In announcing the state of emergency, Governor Hogan, a Republican, said he had spoken with President Obama, who strongly endorsed the deployment of troops and agreed that “we absolutely need to take control of our streets.”

Earlier in the evening, Stephanie Rawlings-Blake, Baltimore’s African-American Democratic Party mayor, denounced protesters as “thugs who only want to incite violence and destroy the city.” She promised that police and media video tapes would be reviewed and those responsible for violence would be “held accountable.”

Rawlings-Blake said she had requested the deployment of National Guard troops and announced a citywide 10 p.m. to 5 a.m. curfew, to begin on Tuesday.

City Council president Jack Young added, “These are thugs who are seizing the opportunity to show anger and distrust toward the police.”

The inflammatory language of Rawlings-Blake and Young, echoed by virtually every other local and state official who spoke to the press, exposed the immense gulf that separates the city’s privileged elite, black and white, from the masses of youth and workers. These remarks make clear that the murderous actions of the police reflect the hatred and contempt for the working class felt by the entire political establishment of the city.

The protests began just blocks from the West Baltimore church where Gray’s funeral was held. In scenes reminiscent of last year’s lockdown of Ferguson, Missouri, militarized police with riot shields, backed by tactical armored vehicles and helicopters, fired tear gas and rubber bullets at youth who responded with rocks and sticks.

Phalanxes of riot police blocked streets and occupied intersections in the city’s impoverished working class neighborhoods.

The local and national news media seized on incidences of property damage to brand protesters as “looters” and “violent rioters” and demanded an even more severe crackdown.

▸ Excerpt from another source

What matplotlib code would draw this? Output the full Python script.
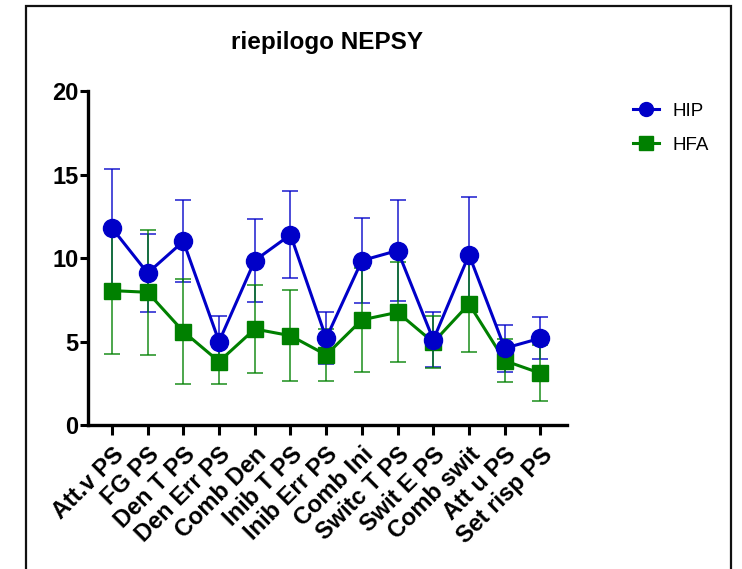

CNN “legal expert” Jeffrey Toobin denounced the “incompetent” response of the mayor and police chief. “Hour after hour, they allowed looting to continue in an uncontrolled way, with no police presence,” he complained. The lesson of Ferguson was that the National Guard could not stay in the background, but had to take control of the streets, CNN reporter Don Lemon insisted.

News reports invariably described injuries suffered by police officers, but not those inflicted on protesters by police firing pepper balls and tear gas and wielding police batons. As of Monday evening, at least 30 people had been arrested.

The appearance at the funeral of low-level Obama administration officials and discredited figures such as Jesse Jackson, along with promises of yet another Justice Department investigation, could not prevent the explosion of social opposition.

Police brutality was the immediate catalyst, but popular anger was fueled by wider causes, above all, deeply entrenched poverty and social inequality.

After decades of deindustrialization, including the demolition of steel mills and auto plants, conditions for the majority of young people are on a par with, or even worse than those in Third World countries. A study of adolescents in low-income neighborhoods conducted by the Johns Hopkins Bloomberg School of Public Health found that youth in Baltimore fare worse, in terms of mental health problems, drug abuse, sexual violence and teen pregnancy, than their counterparts in Nigeria.

While certain parts of Baltimore have been gentrified for the wealthy elite that runs the city, the Democratic Party-controlled administration is carrying out austerity measures against the majority of the city’s inhabitants. Last month, residents protested the decision of the city to begin cutting off water to thousands of households that are behind in their water payments.

Incidents such as the events in Baltimore and Ferguson reveal at once the real state of class relations not just in these cities, but across the United States. If social opposition takes the form of riots, it is because there is no outlet within the political system, dominated by two right-wing, corporate-controlled parties, for it to find expression.